I’ve always had a passion for writing and, in my early years, I was a high-performing English student often entering short story contests. When I finished school, I had started a lot of projects with the intention of creating my first ‘bestseller’, but they tended to go nowhere. Often the story lost its interest, or I felt that it wasn’t strong enough to take forward to the end.

Unfortunately, growing up, getting a professional career and life in general swayed my focus on writing. Nonetheless, the ambition was always there, nagging me, reminding me that one day my time would come.

With writing, I needed to feel focused on the subject or the story. It needed to be something that would be constantly front-of-mind, building out the paragraphs and chapters in my head, and then translating them into something that others would read. The challenge with it not being my full-time profession is that when work or something else took precedence, the story would disappear from my imagination, and it was difficult to bring it back with the same intensity that it started. Until now.

‘Finding the Rainbow’ started as my personal journal. It was initially an escape, something to help me through a very difficult time in my life. In essence, it was a form of therapy, as I dealt with the emotions throughout my early pregnancies, miscarriage and potential infertility. Personally, it was more helpful to document my feelings rather than talk to a counsellor, a stranger.

As my situation progressed, and my miscarriages became multiple occurrences, my story grew. Throughout my experiences, I had searched for books or memoirs about miscarriage. Unfortunately, besides the standard informational books, there were very few published stories out there with actual experiences. I found a lot of women’s and baby forums, but these were question and answer boards, and I realised there was not a lot available to women in my situation to share their experiences openly.

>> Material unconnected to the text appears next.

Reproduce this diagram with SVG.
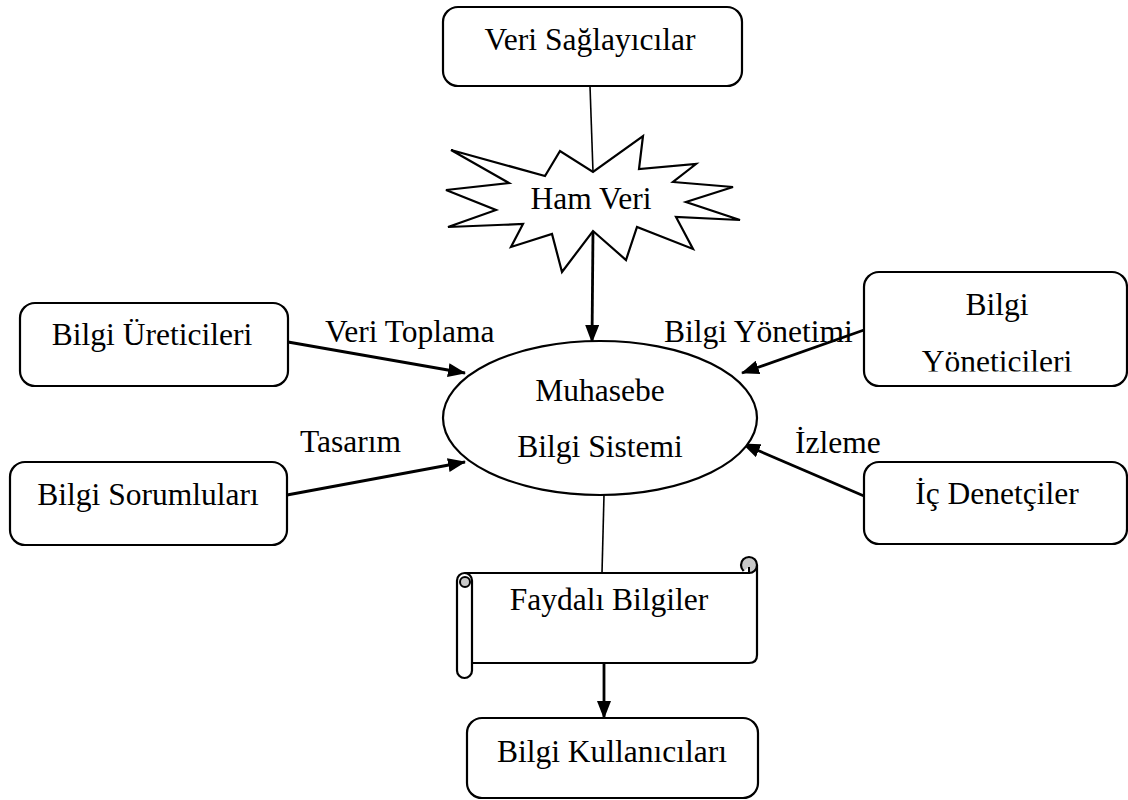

It was then I felt inspired to send my work to a few publishers. The first publisher I contacted, responded to my work. It was only part finished at the time but they wanted to see the full manuscript — and this was my incentive to make this work into something that would connect with readers.

The book was easy for me to finish, it was a subject that took up my consciousness every hour of every day. It still does. I became passionate about how I wanted to represent my story; I didn’t want it to be filled with graphic details, but more about how I coped with each circumstance, my own journey, and what I learned about myself along the way.

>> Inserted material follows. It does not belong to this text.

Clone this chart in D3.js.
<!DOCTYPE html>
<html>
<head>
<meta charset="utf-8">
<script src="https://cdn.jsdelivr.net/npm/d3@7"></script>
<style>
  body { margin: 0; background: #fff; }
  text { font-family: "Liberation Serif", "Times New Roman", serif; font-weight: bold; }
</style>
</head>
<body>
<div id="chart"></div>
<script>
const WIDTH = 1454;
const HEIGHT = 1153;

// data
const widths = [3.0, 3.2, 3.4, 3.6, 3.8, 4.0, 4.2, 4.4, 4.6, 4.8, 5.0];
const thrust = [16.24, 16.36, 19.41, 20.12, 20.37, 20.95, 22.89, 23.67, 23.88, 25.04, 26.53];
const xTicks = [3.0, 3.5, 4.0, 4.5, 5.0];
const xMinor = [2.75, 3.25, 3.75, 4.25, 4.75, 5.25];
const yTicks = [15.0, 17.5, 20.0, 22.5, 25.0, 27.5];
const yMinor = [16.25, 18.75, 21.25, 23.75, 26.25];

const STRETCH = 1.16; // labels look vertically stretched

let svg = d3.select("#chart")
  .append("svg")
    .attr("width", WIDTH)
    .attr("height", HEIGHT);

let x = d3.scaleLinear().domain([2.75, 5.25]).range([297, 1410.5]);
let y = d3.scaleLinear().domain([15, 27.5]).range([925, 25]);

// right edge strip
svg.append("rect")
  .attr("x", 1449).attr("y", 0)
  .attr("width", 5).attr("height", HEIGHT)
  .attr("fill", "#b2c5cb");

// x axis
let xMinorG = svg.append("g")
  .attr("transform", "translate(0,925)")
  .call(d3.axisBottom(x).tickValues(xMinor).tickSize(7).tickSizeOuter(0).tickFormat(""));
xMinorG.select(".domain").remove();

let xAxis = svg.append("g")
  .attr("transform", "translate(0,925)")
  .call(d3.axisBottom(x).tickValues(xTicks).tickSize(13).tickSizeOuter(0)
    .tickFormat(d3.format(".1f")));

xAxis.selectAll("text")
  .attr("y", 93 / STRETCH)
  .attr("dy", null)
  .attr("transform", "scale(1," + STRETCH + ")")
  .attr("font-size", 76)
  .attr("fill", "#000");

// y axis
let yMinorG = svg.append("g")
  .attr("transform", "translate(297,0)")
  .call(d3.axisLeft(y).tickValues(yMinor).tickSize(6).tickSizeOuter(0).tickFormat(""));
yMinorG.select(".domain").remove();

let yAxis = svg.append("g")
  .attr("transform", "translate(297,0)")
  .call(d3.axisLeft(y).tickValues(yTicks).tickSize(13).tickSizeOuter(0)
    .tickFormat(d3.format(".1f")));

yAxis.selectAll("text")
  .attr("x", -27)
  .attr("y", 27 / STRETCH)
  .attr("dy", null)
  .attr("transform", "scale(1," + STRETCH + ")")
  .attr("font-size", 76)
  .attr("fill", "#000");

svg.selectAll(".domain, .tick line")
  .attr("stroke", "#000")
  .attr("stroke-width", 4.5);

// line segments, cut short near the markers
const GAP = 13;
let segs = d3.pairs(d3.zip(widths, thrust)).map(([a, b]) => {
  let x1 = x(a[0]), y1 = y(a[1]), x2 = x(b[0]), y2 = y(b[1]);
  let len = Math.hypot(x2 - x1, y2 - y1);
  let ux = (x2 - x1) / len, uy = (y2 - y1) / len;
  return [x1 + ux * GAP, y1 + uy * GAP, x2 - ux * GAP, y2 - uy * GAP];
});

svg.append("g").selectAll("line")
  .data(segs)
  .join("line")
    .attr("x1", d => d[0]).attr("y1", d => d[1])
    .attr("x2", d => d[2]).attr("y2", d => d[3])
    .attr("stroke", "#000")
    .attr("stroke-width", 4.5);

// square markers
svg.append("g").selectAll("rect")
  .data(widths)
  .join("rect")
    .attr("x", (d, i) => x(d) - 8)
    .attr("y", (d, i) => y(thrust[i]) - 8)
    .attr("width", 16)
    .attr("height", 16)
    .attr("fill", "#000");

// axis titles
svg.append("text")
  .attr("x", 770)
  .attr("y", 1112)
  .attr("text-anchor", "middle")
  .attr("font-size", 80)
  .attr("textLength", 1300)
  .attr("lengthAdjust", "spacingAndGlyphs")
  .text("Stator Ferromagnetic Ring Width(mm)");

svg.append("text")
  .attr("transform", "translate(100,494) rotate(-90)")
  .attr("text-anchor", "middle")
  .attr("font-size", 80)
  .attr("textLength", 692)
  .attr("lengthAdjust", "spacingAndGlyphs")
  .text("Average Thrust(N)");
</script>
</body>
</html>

The editing and publishing process took around six months, partly because I was so focused on having my work released I responded very quickly to each request given by my editors. I won’t lie, it was incredibly difficult to re-read my story each time, reliving each moment, and scrutinising my emotions over again. At times I relied on my husband, my parents and even my friends to vet my writing, reassuring me that I was about to do the right thing by going public with something so personal.

Now it’s on sale, there is no turning back. I’m still daunted by the concept that the general public can now read my story; share such a personally challenging experience. But, I’m also encouraged by such a positive initial response to my memoir, and congratulations of courage for being so open.

So is there another story in me, another book? I honestly don’t know. I hope the answer is ‘yes’, but it would need to be a story that again sparks my passion to write it through to the end, something I feel will be different, stimulating and worthy of its audience.